The season is also delivering bumper harvests of fruit such as apples and blackberries, spelling good news for foodies and wildlife alike.
Dozens of records of silver birch leaves tinting and ripe rowan fruit have been received by Woodland Trust’s Nature’s Calendar citizen science scheme which asks members of the public to help monitor the changing seasons.
The records, which have been received ahead of the start of the astronomical season of autumn, are on time compared with the 10-year average, the Trust said.
This autumn is also delivering a bumper crop of blackberries which spells good news for wildlife that can feed up on fruit before their winter hibernation, according to records submitted to Nature’s Calendar.
And there have been some unusually early sightings of fieldfares, birds which return from their summer haunts of Scandinavia between late September and December, the Trust said.
While the first records of horse chestnut trees having fully changed colour are within the expected date range, the presence of the tree leaf miner pest which causes them to turn early is thought to be responsible for a number of the records.
Judith Garforth, citizen science officer, said: “It’s always tricky to predict whether autumn will arrive early or late, and what the implications of this will be.
“So far Nature’s Calendar records suggest that autumn isn’t especially early, but we’d expect to see more change in leaf colour by mid-October.”
The Forestry Commission said the year’s weather so far could lead to an extended display of autumn colour.

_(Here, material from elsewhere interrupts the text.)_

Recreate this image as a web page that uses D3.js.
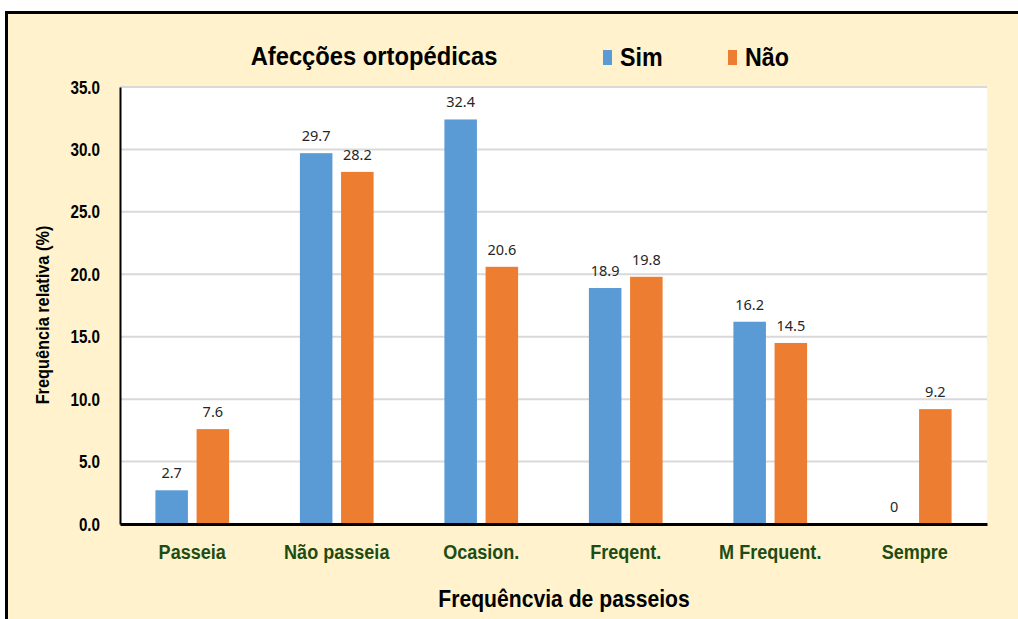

The warm dry spring will have slowed down the production of sugars which produce autumn reds, golds and orange as they are absorbed back into the tree. But the wet summer will have helped trees to catch up and should result in a stunning display.
A Forestry Commission spokesman said: “Our experts are hopeful that a crescendo will come around the last two weeks in October, where if you’re exploring the great outdoors, you’ll struggle not to feast your eyes on some fantastic colour”.
The National Trust said the lack of much frost in the spring had led to an “excellent apple crop” this year.
A spokesman for the organisation said: “Many of our places across the South West are reporting a fantastic yield in our orchards, where we grow a mix of cider and eating apples such as the Brown Snout, Beauty of Bath and Crimson King.
“There is a range of events and activities taking place to celebrate the autumn harvest, where visitors have the opportunity to press apples, enjoy local cider and try apple bobbing.”